- Inuktitut: Mangittatuarjuk
- Directed by: Louise Flaherty
- Written by: Louise Flaherty Neil Christopher
- Produced by: Louise Flaherty Danny Christopher Neil Christopher
- Starring: Nellie Enuaraq Levi Enuaraq-Strauss Andrea Flaherty Bridgette Joanas Joan Joanas Jonah Oolayou Opah Picco
- Cinematography: Evan DeRushie
- Edited by: Evan DeRushie Kyle MacLean
- Music by: Beatrice Deer Michael Felber Mark Wheaton
- Animation by: Edwin Alvarenga Kyla Atlas Abbey Collings Evan DeRushie Philip Eddolls Meaghan Hettler Akash Jones Colin Lepper Ghazal Tahernia
- Production company: Taqqut Productions
- Release date: June 2025 (Annecy);
- Running time: 14 minutes
- Country: Canada
- Language: Inuktitut

= The Gnawer of Rocks =

2025 Canadian animated short film

The Gnawer of Rocks (Mangittatuarjuk) is a Canadian short animated film, directed by Louise Flaherty and released in 2025. Adapted from Flaherty's own 2017 children's book Mangittatuarjuk, the film recounts a traditional Inuit legend about two young women who are trapped in the lair of Mangittatuarjuk, the Gnawer of Rocks, but draw on the teachings of their community elders to escape and defeat the monster.

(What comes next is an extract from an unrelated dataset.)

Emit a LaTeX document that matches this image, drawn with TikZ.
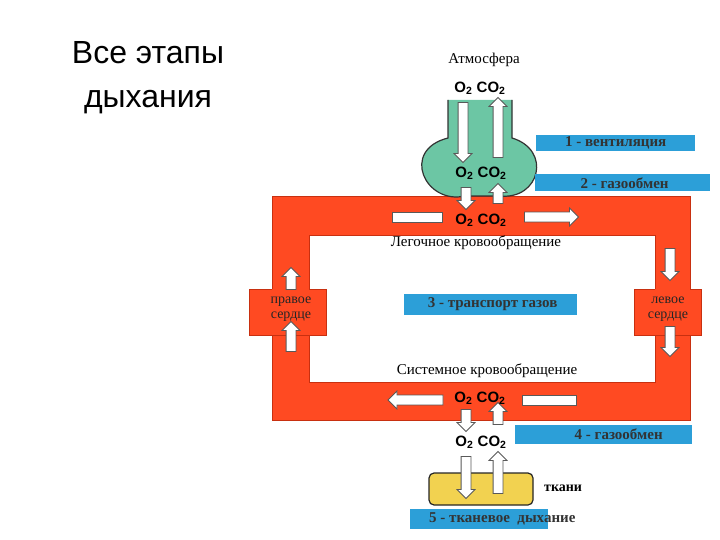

The film's voice cast includes Nellie Enuaraq, Levi Enuaraq-Strauss, Andrea Flaherty, Bridgette Joanas, Joan Joanas, Jonah Oolayou and Opah Picco.

The film premiered at the 2025 Annecy International Animation Film Festival, and had its Canadian premiere at the 2025 Ottawa International Film Festival.

It was later screened at the 2026 Sundance Film Festival.

==Awards==
The film received a Canadian Screen Award nomination for Best Animated Short at the 14th Canadian Screen Awards in 2026, and won the Moon Jury Award at the 2026 ImagineNATIVE Film and Media Arts Festival.